Spicy garlic noodles (Cantonese style): Omit the Sichuan peppercorns. Use 4 cloves of garlic (sliced, not minced) and fry them gently in the oil at low heat for 2–3 minutes before raising the temperature and pouring over the chili flakes. The fried garlic adds crunch and a different aromatic depth than raw garlic in the sauce base.
What to Serve With It
Chili oil noodles are intensely flavored — light, cooling accompaniments work best alongside.
Cucumber: Smashed cucumber (bang bang style) with a little rice vinegar and sesame oil is the traditional pairing. The cool crunch cuts the heat and provides textural contrast.
Soft-boiled egg: The yolk acts as a sauce thickener when broken, enriching and tempering the chili oil. Marinated soft-boiled eggs (ramen-style — soy sauce, mirin, water, 30-minute soak) add another layer. A fried egg with a runny yolk works equally well.
Simple pickles: Quick-pickled daikon or carrots (rice vinegar + salt + a pinch of sugar, 15 minutes) provide acid relief between spicy bites.
Bok choy: Blanched baby bok choy (60 seconds in boiling salted water, shocked in ice water) served alongside is the cleanest, most traditional complement.
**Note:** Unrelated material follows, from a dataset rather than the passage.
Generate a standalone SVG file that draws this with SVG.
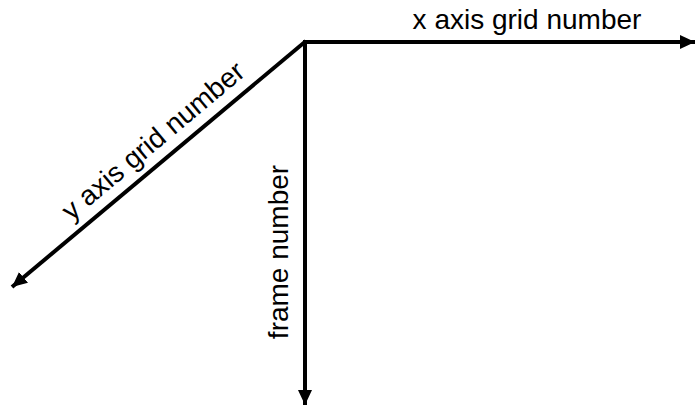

For a more substantial meal with the same flavor universe, the instant ramen upgrade uses some of the same pantry ingredients and works well as a weeknight double. The egg fried rice uses the same sesame oil, soy sauce, and egg format if you want something less spicy from the same pantry.
Cost Comparison
| At a Sichuan restaurant | At home | |
|---|---|---|
| Chili oil noodles (2 portions) | $26–32 total | $5–7 total |
| Per serving | $13–16 | $2.50–3.50 |
| Time to table | ~30 min (wait, order, serve) | ~12 min |
The pantry investment (bottle of Chinkiang vinegar: $3–5; Chinese sesame paste: $4–7; Sichuan peppercorns: $3–5) makes about 20–30 batches. After that, the recurring cost is noodles ($1.50 for 200g) and oil ($0.30 per batch). The per-bowl cost drops below $2 for pantry regulars.